By Robin Whelan
Click here to view the podcast of the event.
Interdisciplinarity, like breaking up, is hard to do. It’s even harder when you only have 10 minutes. Four professors of diverse medieval disciplines took up the challenge at the Main Hall of the Taylor Institution for the Oxford Medieval Studies launch event.
The brief was to show us how medievalists can ‘cross boundaries’ by tackling a text or artifact from outside their own comfort zone. Their responses were intriguingly varied. Henrike Lähnemann (Medieval German) was particularly transgressive, tracing the story and iconography of Tristan and Iseult—perhaps best known to moderns from the Wagner opera—across all sorts of boundaries, disciplinary and otherwise: political borders; languages; text and object; secular and sacred. David Wallace (English Literature) drew on his experience editing a history of medieval European literature(s) to evoke the interconnectedness of late medieval western Eurasia. His account broke down the (modern) political boundaries of Europe to remodel medieval literary history as a series of ‘itineraries’. Emma Dillon (Music) set out the need for a new conception of the medieval ‘song’ which integrates the performable lyric and notation beloved of musicologists with the depictions of music-making which punctuate romance literature. Using the work of R. Murray Schafer on ‘soundscapes’, she suggested that we should listen more carefully to the joyful noise conjured by medieval authors. Finally, Chris Wickham (History) delivered a characteristically pointed reappraisal of the historical value of Icelandic sagas. Focusing on a single, difficult-to-translate word (virðing: ‘credit/honour’) in the saga of Hrafnkell, he convincingly argued that the (obviously fictional) sagas, when carefully handled by historians and philologists, allow us to capture something of the distinctive nature of medieval Icelandic society.
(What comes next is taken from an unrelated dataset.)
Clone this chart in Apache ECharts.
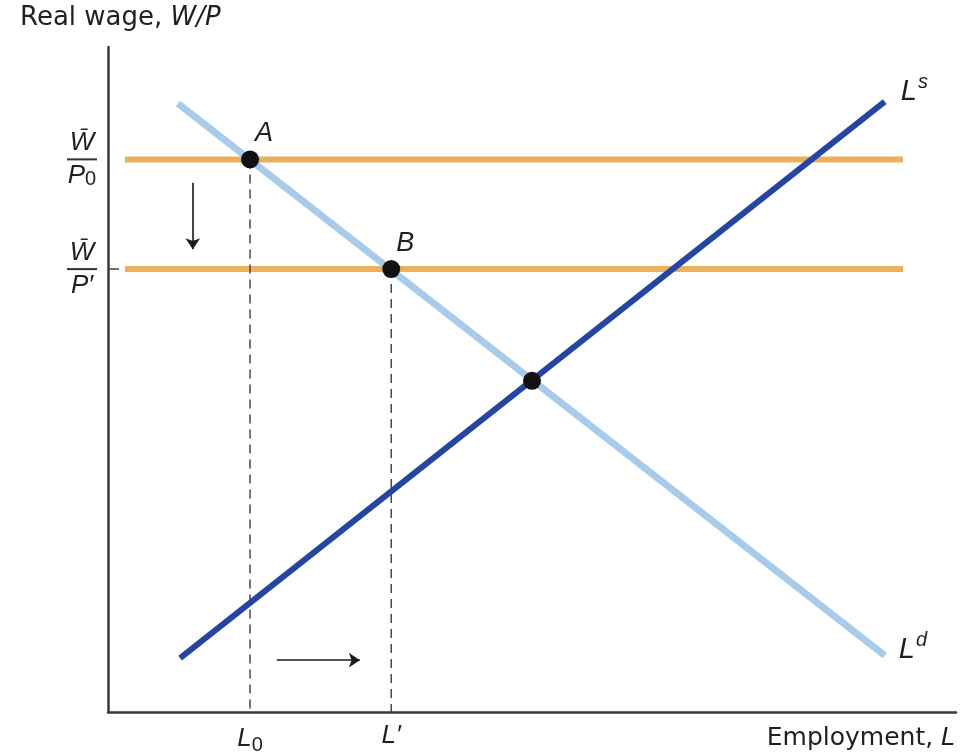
<!DOCTYPE html>
<html>
<head>
<meta charset="utf-8">
<script src="https://cdn.jsdelivr.net/npm/echarts@6/dist/echarts.min.js"></script>
<style>html,body{margin:0;padding:0;background:#fff}#c{width:979px;height:755px}</style>
</head>
<body>
<div id="c"></div>
<script>
// ---- data (diagram units: 0..100 on both axes) ----
var wageLevels = [83.1, 66.6];            // W̄/P0, W̄/P'
var wageLevelNames = ['P0', 'P\u2032'];
var wageLineX = [2.0, 93.75];             // horizontal extent of wage lines
var laborDemand = [[8.25, 91.5], [91.6, 8.5]];   // L^d
var laborSupply = [[8.5, 8.1], [91.6, 91.8]];    // L^s
var employmentLevels = [16.75, 33.4];     // L0, L'
var employmentNames = ['L0', 'L\u2032'];
var pointNames = ['A', 'B', ''];
var points = [[16.75, 83.1], [33.4, 66.6], [50.0, 49.8]];
var downArrow = [[10.0, 79.6], [10.0, 69.6]];
var rightArrow = [[19.9, 7.8], [29.7, 7.8]];

var FONT = 'Liberation Sans';
var TITLEFONT = 'DejaVu Sans';
var TXT = '#231f20';
var ORANGE = '#ebb05c';
var LIGHTBLUE = '#a8cbeb';
var DARKBLUE = '#2446a1';

var chart = echarts.init(document.getElementById('c'), null, {renderer: 'canvas'});

var series = [];
wageLevels.forEach(function (w, i) {
  series.push({
    type: 'line', name: 'wage' + i, silent: true,
    data: [[wageLineX[0], w], [wageLineX[1], w]],
    showSymbol: false, symbol: 'none',
    lineStyle: {color: ORANGE, width: 6}, z: 2
  });
});
employmentLevels.forEach(function (x, i) {
  series.push({
    type: 'line', name: 'dash' + i, silent: true,
    data: [[x, points[i][1]], [x, 0]],
    symbol: 'none',
    lineStyle: {color: '#4a4a4a', width: 1.5, type: [9, 6]}, z: 3
  });
});
series.push({
  type: 'line', name: 'Ld', data: laborDemand, symbol: 'none', silent: true,
  lineStyle: {color: LIGHTBLUE, width: 7}, z: 4,
  endLabel: {
    show: true, formatter: '{l|L}{s|d}', offset: [6, -6],
    rich: {
      l: {fontFamily: FONT, fontStyle: 'italic', fontSize: 29, color: TXT},
      s: {fontFamily: FONT, fontStyle: 'italic', fontSize: 20, color: TXT, padding: [0, 0, 18, 1]}
    }
  }
});
series.push({
  type: 'line', name: 'Ls', data: laborSupply, symbol: 'none', silent: true,
  lineStyle: {color: DARKBLUE, width: 6}, z: 5,
  endLabel: {
    show: true, formatter: '{l|L}{s|s}', offset: [8, -10],
    rich: {
      l: {fontFamily: FONT, fontStyle: 'italic', fontSize: 29, color: TXT},
      s: {fontFamily: FONT, fontStyle: 'italic', fontSize: 20, color: TXT, padding: [0, 0, 18, 1]}
    }
  }
});
series.push({
  type: 'scatter', name: 'pts', silent: true, z: 6,
  data: points.map(function (p, i) {
    return {value: p, label: {show: !!pointNames[i], formatter: pointNames[i]}};
  }),
  symbol: 'circle', symbolSize: 18,
  itemStyle: {color: '#111', opacity: 1},
  label: {position: 'top', offset: [14, 2], fontFamily: FONT, fontStyle: 'italic', fontSize: 27, color: TXT, opacity: 1}
});
series.push({
  type: 'lines', coordinateSystem: 'cartesian2d', silent: true, z: 6,
  data: [{coords: downArrow}, {coords: rightArrow}],
  symbol: ['none', 'arrow'], symbolSize: 11,
  lineStyle: {color: '#1a1a1a', width: 1.6, opacity: 1}
});

var option = {
  animation: false,
  backgroundColor: '#fff',
  grid: {left: 108, right: 23, top: 47, bottom: 41},
  xAxis: {
    type: 'value', min: 0, max: 100,
    splitLine: {show: false},
    axisLine: {show: true, onZero: false, lineStyle: {color: '#3a3a3a', width: 2.5}},
    axisTick: {show: false},
    axisLabel: {
      customValues: employmentLevels, margin: 11,
      formatter: function (v) {
        var i = employmentLevels.indexOf(v);
        var n = employmentNames[i] || '';
        return n.length > 1 && n[1] === '0' ? '{l|L}{sub|0}' : '{l|' + n + '}';
      },
      rich: {
        l: {fontFamily: FONT, fontStyle: 'italic', fontSize: 26, color: TXT},
        sub: {fontFamily: FONT, fontSize: 20, color: TXT, padding: [12, 0, 0, 0]}
      }
    }
  },
  yAxis: {
    type: 'value', min: 0, max: 100,
    splitLine: {show: false},
    axisLine: {show: true, onZero: false, lineStyle: {color: '#3a3a3a', width: 2.5}},
    axisTick: {show: true, inside: true, length: 11, customValues: [wageLevels[1]], lineStyle: {color: '#444', width: 1.5}},
    axisLabel: {
      customValues: wageLevels, margin: 26, align: 'center',
      formatter: function (v) {
        var i = wageLevels.indexOf(v);
        var d = wageLevelNames[i];
        var den = d === 'P0' ? '{den|P}{sub|0}' : '{den|' + d + '}';
        return '{num|W\u0304}\n{bar| }\n' + den;
      },
      rich: {
        num: {fontFamily: FONT, fontStyle: 'italic', fontSize: 26, color: TXT, lineHeight: 27, align: 'center'},
        bar: {width: 30, height: 2, lineHeight: 6, backgroundColor: '#333', fontSize: 2, align: 'center'},
        den: {fontFamily: FONT, fontStyle: 'italic', fontSize: 26, color: TXT, lineHeight: 27, align: 'center'},
        sub: {fontFamily: FONT, fontSize: 20, color: TXT, lineHeight: 27, padding: [8, 0, 0, 0]}
      }
    }
  },
  graphic: [
    {type: 'text', left: 20, top: 5, style: {
      text: '{n|Real wage, }{i|W/P}',
      rich: {
        n: {fontFamily: TITLEFONT, fontSize: 26, fill: TXT},
        i: {fontFamily: TITLEFONT, fontStyle: 'italic', fontSize: 26, fill: TXT}
      }
    }},
    {type: 'text', right: 24, top: 726, style: {
      text: '{n|Employment, }{i|L}',
      rich: {
        n: {fontFamily: TITLEFONT, fontSize: 25, fill: TXT},
        i: {fontFamily: TITLEFONT, fontStyle: 'italic', fontSize: 25, fill: TXT}
      }
    }}
  ],
  series: series
};
chart.setOption(option);
</script>
</body>
</html>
Questions from the floor ranged from the need for collaborative teaching of medieval Latin (a suggestion strongly applauded in the room) to the big philosophical question at the heart of the evening: is it really possible to be truly interdisciplinary, or will medievalists (and others) always remain poachers sneaking onto the territory of their colleagues? It is a much debated question and there are good arguments either way.
What this evening suggested (to me, at least) was that there are two different sorts of ‘interdisciplinarity’ which can be distinguished—and which are worth pursuing in Oxford. One is decidedly pragmatic: collaboration across the boundaries of faculties and disciplines which often no longer make sense as the sole institutional settings for what we do. This is the creative reforming of disciplines to gather together like-minded scholars who share particular approaches to particular forms of evidence: something already begun in the many dedicated ‘centres’ dotting the landscape of Oxford. In my own field, I would mention the Centres for Late Antiquity (OCLA) and Byzantine Studies (LABS), which bring together historians, theologians, archaeologists, classical and medieval linguists and litterateurs—among many others.
In some senses, though, this is not *really* interdisciplinarity—certainly not by the terms of the persuasively iconoclastic argument presented by Guy Halsall in the link above—but simply the creation of a new discipline with its own scholarly culture. For someone to embody interdisciplinarity in their own scholarly person would require them, instead, to excel—and, just as important, be accepted as a practitioner—in multiple fields of inquiry at once. (That is—for example—to write books and papers on material evidence which speak to archaeological problems, while simultaneously winning acclaim as an exegete of medieval Italian poetry). Halsall sets out the very real constraints on what any one individual might achieve (who has the time to learn all of those skills, languages and subtle codes of academic practice?). Setting this unworkable ideal to one side, all four presentations nevertheless showed just how important familiarity with (and indeed proficiency in) a wide range of methods and a variety of evidence is for medievalists.
This is where I think it is best to envisage the crossing of disciplines as a process. The evening provided numerous examples of how the meetings of very different medieval minds might be achieved and the results it might provide, from the chance coincidence (literary scholars stumbling across an archaeological dig and using their knowledge of liturgy to correct the plans of a medieval abbey), to something more sustained and—dare I say it—institutional. Here, pragmatism and aspiration need not be mutually exclusive. As Chris Wickham noted, as a historian, he asks different questions of material evidence to those of archaeologists—anyone interested in medieval stone supply may have felt short-changed here!—but there is a common core of problems where he and they can collaborate. Each of us could delineate our own intellectual interests along similar lines.
As decades of revisionist scholarship have drummed into us, medieval frontiers were not lines on a map, but zones of interaction. The same goes for our disciplinary boundaries. It is perhaps too much to expect scholars to maintain estates in multiple lands—that is, expertise in more than one discipline—although these four speakers come about as close as anyone to doing so. Nevertheless, creative exchanges across these borderlands—and occasional invitations to take up residence in the core territories of other sovereign disciplines—remain not just useful, but vital for the study of the middle ages.